October 28, 2014


Arleen is a no-nonsense woman with a softness towards children and a lot of dreams for herself and her house. Denise (Miss Niecy) lives across the street and it was her son who I left a note with that led to both families becoming part of The Tricycle Collective.

Arleen lost her house in auction when the price soared to $41,000, but, with the help of The Collective, she successfully bought another home (unoccupied) in Highland Park later in the auction. This is a woman who never gives up.


I’ve only been here 4 years. My grandson was born March 30, 2010 and we moved in the very next week. “We” is my daughter, who is 24, my son who is now 12, my niece, I had her since she was 12, she’s 21 now, and all the kids I do day care for.

What happened was that I was getting the house from someone. I was renting with option to buy, trying to get a land contract for the house. All repairs I did, other than he fixed the patio when they broke in. Furnace repairs, all of that, he never did anything- but that’s ok, that was the agreement.

I kept getting the foreclosure notices but he told me “don’t worry about it.” He was in court to get the taxes resolved so he told me the issue was on hold. He was going to court because the taxes were so high. So we got it assessed back in July of 2012.

I was waiting to buy it until the tax issue was resolved.

I believed him, I’ve never had a problem with him. I think whatever he was going through with the City of Detroit and the finances, they probably don’t him “don’t worry about it” because it was active in court.

So I was steady paying, steady paying my rent. I did get a little behind but back in August I just gave him $1600 to catch back up.

And then I went downtown to Monroe Street, I went with someone else but I just asked them about this property because I wanted to make sure. And that’s when I found out it was foreclosED, past tense. And that was right after I had given him the last payment.

It was a hard pill to swallow.


I have an Owner Operated licensed childcare center. I’ve been licensed for Day Care for 12 years, just got the house licensed, just completed my foster care license. I’m licensed for one child but I don’t have a foster child yet.

I am not stopping until I have my pHd. I’m on my bachelors’ right now, I’m going straight for my master’s and then on. Everybody is telling me “oh you’re graduating in the spring, are you gonna walk?” No I’m not. That doesn’t impress me, you know? I want to aim higher. I’m pursuing my degrees in Early Childhood Development and Child Psychology, and Social Work.
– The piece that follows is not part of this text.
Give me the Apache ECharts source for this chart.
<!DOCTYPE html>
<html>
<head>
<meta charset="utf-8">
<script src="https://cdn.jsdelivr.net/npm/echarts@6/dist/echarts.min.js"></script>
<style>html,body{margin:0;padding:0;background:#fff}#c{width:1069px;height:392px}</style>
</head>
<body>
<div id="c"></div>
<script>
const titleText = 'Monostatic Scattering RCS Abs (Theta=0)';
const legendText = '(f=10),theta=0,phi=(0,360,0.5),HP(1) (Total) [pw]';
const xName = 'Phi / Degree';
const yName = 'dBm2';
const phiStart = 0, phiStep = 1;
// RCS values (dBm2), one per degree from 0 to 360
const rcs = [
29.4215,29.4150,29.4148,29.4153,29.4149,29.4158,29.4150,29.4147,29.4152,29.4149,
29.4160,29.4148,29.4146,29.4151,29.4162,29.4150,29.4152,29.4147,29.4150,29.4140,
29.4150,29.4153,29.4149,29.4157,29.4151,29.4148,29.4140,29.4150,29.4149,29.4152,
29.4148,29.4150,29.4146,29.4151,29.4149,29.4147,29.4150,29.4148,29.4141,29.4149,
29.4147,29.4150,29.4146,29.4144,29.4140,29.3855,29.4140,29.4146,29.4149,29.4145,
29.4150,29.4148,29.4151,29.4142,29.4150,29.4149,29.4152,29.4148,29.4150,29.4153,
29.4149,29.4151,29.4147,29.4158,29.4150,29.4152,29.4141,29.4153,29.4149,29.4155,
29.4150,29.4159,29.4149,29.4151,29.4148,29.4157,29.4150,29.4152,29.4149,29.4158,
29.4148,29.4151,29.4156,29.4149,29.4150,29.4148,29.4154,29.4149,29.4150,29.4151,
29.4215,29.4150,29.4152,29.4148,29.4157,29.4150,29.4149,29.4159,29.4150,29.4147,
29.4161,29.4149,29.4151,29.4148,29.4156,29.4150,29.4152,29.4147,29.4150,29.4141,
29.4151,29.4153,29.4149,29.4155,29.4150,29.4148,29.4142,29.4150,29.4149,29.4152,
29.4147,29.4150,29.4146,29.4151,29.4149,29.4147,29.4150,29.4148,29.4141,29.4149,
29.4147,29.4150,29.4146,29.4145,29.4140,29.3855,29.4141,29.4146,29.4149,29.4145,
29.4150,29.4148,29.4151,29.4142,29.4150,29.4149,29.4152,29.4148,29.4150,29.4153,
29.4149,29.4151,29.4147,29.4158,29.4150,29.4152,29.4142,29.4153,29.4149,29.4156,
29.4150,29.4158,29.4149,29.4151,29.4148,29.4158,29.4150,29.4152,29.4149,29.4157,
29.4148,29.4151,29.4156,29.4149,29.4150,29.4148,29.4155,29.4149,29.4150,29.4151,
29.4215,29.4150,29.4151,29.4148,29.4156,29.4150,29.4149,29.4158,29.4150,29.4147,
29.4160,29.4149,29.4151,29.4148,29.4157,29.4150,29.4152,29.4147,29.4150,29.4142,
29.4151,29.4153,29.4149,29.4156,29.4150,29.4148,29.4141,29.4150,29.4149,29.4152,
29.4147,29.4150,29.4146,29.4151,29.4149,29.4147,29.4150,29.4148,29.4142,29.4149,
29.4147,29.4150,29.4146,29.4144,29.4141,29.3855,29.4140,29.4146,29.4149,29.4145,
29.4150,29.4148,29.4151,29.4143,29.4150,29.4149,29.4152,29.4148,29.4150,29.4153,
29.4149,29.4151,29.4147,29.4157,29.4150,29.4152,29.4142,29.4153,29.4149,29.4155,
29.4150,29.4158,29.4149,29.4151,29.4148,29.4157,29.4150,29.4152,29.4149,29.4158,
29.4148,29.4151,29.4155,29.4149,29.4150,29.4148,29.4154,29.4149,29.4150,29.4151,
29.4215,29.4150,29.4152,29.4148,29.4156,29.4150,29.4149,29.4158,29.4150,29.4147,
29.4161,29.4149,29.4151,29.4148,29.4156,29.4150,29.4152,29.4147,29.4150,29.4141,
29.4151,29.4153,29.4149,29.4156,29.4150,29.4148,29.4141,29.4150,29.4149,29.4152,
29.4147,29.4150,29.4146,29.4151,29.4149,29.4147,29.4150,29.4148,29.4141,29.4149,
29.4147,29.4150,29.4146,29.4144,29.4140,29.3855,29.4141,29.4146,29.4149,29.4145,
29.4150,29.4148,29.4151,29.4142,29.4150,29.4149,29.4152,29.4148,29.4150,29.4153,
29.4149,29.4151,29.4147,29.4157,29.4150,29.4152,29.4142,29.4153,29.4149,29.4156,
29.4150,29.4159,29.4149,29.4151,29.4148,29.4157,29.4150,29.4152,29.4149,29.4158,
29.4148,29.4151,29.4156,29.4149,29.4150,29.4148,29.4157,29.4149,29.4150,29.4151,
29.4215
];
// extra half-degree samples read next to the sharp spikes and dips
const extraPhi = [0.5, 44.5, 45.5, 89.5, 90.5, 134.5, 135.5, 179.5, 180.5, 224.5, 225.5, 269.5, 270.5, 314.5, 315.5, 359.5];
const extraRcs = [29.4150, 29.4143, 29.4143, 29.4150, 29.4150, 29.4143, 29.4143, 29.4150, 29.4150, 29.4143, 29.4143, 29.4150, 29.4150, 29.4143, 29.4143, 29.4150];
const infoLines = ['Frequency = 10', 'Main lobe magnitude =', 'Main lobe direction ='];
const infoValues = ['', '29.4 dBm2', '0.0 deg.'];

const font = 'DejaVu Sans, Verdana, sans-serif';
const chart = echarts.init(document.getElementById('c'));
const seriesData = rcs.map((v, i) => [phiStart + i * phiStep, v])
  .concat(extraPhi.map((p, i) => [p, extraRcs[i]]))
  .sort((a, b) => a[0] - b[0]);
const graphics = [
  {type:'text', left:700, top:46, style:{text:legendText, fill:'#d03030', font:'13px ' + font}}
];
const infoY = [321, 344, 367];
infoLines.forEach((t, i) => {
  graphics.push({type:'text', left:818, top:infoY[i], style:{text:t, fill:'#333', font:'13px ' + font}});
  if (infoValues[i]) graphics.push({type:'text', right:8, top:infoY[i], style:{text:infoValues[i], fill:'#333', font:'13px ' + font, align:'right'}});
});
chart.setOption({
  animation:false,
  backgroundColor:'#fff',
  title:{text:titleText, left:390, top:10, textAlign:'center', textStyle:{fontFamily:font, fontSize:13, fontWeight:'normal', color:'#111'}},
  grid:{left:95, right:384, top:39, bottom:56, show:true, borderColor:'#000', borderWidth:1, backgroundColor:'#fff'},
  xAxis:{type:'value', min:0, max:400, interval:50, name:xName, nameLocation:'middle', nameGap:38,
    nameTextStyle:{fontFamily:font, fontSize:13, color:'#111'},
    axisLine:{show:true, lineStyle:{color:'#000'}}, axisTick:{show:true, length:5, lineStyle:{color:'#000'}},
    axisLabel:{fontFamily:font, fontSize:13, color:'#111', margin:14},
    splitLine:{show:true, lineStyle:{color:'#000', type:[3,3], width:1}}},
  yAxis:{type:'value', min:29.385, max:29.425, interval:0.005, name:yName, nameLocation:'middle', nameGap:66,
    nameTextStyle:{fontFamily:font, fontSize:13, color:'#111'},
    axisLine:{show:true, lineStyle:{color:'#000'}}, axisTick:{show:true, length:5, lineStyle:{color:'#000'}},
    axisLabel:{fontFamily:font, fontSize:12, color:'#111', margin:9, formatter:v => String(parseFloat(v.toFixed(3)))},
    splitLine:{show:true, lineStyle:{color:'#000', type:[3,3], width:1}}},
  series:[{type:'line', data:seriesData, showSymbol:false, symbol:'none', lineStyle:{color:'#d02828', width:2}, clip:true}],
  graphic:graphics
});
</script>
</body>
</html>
The foster child work is just to help another child, another family. To be that impact that, maybe, they need and enhance what they may not have. That’s not what I want to do long term.

My long-term vision is to have a state-of-the-art childcare center, maybe something by the freeway where every parent can get to it going to and from work. I’m gonna do it that way. But I’ll be the administration I wont be in the classroom any longer. That’s my goal.
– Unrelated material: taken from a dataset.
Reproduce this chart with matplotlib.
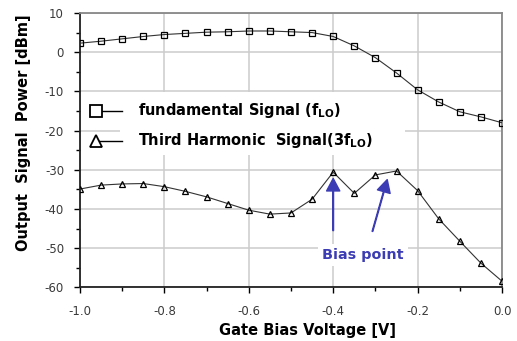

I had to do a lot of work to get the house in a condition to be approved. I just found a wonderful guy who is coming in to run the ductwork in the house. I finally found someone who really knows what they’re doing- I had a 1 month gas bill of $4,000. Astronomical. And we got a guy who can do the insulation for $1700. But again, you don’t want to go and pay all that money for someone else to go buy your house.

You do what you do to make plans, to invest. Right now I’m on hold.

I think a lot of the people they see the homes over here and how beautiful they are but they don’t realize how much work they are to keep up. They are beautiful but they are hard to maintain. It’s been an up and down battle. I thank God for friends who come together and say “I got a pack of chicken, let’s cook some beans, let’s cook together.”

It’s hard to find a house that you can afford to live in and that you want to be there. I have built a network in this neighborhood. They love the convenience of having a licensed childcare provider nearby. Actually these are Miss Niecy’s children, her children.

And it’s social too. Definitely. The neighbors we celebrate birthdays together, go to concerts, plays, we do a lot of things. And the kids play together, they interact together. My son is to the age where we can all sit on the porch and he can sit and watch them.

I know I can maintain the house once I get it. Actually, right before this, I was getting ready to get the back porch done. Niecy, she will help me with that, she does the physical stuff. And she’ll get her family too and they’ll help knock it down.

If someone outbids me, at that point, I gotta make provisions. I don’t have a plan B right now. I wouldn’t be homeless, I would go with family, put my stuff in storage, figure it out. You know what I’m saying, that’s what grown-up people do, you figure it out.

Basically that’s it. It’s just a mother trying to make it- trying to be a good provider for my children, trying to raise them in a positive environment.